Implementing Hardware Aware Optimization: A Systematic Pipeline
The Search Pipeline
Define a search space: layer types (conv, pooling, attention), widths (channel counts), depths (layer counts). Define objectives: accuracy on validation set, latency on target hardware. Run search: sample architectures, train briefly (proxy task), measure objectives, update search algorithm. Search methods include reinforcement learning (sample based on predicted reward), evolutionary (mutate top performers), differentiable (gradient descent on architecture parameters). Expect 100-1000 GPU hours for full search.
Hardware-in-the-Loop
The key innovation: measure latency on actual target hardware during search, not predicted from FLOPs. A lookup table precomputes latency per operation type and size on target device.
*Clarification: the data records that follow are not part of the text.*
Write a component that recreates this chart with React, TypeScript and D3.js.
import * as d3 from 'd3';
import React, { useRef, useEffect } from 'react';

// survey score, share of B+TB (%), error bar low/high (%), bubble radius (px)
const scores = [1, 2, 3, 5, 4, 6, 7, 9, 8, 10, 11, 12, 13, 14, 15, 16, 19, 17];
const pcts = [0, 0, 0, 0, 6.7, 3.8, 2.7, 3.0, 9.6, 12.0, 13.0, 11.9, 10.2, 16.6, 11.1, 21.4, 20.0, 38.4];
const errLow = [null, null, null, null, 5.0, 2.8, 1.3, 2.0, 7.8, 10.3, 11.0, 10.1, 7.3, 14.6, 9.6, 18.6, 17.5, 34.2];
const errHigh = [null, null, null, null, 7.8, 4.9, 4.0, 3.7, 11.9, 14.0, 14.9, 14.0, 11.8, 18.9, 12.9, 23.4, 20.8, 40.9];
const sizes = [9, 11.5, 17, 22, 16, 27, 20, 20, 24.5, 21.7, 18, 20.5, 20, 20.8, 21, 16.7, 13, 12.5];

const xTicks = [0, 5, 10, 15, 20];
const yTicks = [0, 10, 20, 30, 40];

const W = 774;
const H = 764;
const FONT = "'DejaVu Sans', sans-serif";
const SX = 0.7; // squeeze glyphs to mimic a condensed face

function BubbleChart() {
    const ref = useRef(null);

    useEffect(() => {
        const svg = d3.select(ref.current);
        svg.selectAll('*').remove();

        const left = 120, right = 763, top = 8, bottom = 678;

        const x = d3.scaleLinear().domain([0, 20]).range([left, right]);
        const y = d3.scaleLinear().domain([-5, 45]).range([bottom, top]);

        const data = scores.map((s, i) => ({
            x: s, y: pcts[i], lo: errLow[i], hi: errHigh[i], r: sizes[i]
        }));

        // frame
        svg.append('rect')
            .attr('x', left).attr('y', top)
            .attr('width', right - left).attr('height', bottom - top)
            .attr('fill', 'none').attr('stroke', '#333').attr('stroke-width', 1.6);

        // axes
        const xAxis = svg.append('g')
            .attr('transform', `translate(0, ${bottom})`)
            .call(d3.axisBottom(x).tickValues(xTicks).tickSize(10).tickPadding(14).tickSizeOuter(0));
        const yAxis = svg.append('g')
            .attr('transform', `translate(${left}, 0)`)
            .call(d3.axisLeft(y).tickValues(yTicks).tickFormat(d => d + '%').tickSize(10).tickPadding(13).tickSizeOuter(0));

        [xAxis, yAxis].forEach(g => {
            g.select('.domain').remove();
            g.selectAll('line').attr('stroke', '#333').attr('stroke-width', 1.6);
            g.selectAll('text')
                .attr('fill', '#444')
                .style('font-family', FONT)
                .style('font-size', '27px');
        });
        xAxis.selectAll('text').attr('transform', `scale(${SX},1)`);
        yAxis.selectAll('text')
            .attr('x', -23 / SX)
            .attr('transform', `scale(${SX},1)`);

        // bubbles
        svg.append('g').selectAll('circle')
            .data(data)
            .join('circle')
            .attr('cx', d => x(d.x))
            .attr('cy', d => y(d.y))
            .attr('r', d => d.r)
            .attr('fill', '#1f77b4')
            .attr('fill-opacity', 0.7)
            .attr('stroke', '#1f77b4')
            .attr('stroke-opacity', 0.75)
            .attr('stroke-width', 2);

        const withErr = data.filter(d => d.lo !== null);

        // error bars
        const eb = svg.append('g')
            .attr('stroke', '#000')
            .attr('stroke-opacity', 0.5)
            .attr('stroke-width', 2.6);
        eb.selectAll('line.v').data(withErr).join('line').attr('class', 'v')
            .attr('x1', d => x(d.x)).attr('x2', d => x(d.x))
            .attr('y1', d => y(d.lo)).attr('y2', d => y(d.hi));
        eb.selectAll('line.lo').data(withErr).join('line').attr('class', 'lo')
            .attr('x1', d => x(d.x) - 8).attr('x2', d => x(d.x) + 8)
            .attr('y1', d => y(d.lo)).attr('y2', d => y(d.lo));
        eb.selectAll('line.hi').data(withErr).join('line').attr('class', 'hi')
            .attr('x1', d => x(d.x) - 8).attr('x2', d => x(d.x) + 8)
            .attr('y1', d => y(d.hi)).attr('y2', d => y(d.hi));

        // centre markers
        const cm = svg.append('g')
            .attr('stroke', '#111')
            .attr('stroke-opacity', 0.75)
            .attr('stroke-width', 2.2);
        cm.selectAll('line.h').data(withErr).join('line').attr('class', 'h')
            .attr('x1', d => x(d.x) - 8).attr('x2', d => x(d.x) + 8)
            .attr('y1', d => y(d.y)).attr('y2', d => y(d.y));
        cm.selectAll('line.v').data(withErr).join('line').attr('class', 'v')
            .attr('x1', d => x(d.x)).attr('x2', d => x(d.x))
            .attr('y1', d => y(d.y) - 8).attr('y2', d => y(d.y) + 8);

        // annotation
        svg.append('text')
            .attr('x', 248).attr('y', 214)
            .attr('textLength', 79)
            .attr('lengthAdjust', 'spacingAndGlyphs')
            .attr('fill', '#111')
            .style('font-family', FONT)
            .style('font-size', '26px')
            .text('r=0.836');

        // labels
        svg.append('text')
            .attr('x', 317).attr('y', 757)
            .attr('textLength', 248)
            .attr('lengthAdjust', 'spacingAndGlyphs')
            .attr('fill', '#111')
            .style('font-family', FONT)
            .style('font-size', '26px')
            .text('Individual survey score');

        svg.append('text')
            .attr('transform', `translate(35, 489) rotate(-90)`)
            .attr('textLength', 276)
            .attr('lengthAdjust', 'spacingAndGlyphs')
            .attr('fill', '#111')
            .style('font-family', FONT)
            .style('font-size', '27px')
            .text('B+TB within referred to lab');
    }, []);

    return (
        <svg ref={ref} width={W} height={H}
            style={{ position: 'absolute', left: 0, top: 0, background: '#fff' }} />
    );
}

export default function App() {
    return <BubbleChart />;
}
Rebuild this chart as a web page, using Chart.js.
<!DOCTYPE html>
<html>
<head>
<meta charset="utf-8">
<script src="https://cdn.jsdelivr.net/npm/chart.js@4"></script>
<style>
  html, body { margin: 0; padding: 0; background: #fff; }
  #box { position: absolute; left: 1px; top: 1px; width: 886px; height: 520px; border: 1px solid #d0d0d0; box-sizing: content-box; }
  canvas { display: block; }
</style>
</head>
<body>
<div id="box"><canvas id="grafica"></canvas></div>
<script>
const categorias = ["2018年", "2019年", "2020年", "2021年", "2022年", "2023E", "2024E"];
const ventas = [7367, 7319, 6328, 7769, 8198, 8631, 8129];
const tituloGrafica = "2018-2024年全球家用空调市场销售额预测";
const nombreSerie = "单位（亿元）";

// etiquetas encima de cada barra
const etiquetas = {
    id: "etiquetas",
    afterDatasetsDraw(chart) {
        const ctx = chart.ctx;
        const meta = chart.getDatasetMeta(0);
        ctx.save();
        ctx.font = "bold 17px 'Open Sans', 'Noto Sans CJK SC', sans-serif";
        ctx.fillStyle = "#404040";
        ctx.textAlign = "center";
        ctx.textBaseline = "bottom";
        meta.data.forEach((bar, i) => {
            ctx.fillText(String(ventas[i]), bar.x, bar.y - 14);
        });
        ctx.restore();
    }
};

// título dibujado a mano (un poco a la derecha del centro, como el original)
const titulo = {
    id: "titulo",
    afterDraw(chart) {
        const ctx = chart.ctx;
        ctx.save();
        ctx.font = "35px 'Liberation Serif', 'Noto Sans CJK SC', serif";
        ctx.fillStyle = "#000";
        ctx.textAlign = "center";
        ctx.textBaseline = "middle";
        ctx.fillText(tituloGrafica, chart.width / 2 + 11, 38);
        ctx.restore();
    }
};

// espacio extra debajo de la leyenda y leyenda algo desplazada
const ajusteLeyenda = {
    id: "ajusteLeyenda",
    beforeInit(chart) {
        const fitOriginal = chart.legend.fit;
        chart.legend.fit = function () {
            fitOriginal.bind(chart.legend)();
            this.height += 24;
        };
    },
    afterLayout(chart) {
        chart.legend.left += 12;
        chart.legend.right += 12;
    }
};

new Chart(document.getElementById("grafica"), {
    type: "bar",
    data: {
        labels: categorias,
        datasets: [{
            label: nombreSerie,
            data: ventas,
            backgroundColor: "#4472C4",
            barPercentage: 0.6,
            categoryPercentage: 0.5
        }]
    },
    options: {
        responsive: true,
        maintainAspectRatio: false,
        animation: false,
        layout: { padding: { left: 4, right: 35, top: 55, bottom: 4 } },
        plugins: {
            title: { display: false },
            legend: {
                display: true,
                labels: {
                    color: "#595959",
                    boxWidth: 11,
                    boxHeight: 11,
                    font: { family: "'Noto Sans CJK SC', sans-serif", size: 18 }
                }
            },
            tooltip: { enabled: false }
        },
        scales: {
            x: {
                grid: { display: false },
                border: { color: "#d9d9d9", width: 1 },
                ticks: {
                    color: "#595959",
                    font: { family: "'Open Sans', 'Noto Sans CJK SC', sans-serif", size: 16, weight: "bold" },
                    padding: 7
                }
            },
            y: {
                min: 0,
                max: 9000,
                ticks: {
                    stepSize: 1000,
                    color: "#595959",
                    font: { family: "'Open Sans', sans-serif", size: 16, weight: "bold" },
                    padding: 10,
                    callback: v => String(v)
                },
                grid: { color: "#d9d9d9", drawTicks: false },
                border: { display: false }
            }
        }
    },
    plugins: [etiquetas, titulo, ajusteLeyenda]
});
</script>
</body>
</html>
During search, sum latencies for candidate architecture. This catches hardware-specific effects: memory bandwidth bottlenecks, kernel launch overhead, cache behavior. Without hardware-in-the-loop, searched architectures are theoretically efficient but practically slow.
Production Workflow
Start with off-the-shelf efficient architectures (EfficientNet, MobileNet, RegNet) as baselines. If baselines meet requirements, stop. If not, run hardware-aware NAS with those architectures in the search space. Fine-tune the discovered architecture on full training data. Validate on target hardware under production conditions. Budget 2-4 weeks for the full process including NAS, training, and validation.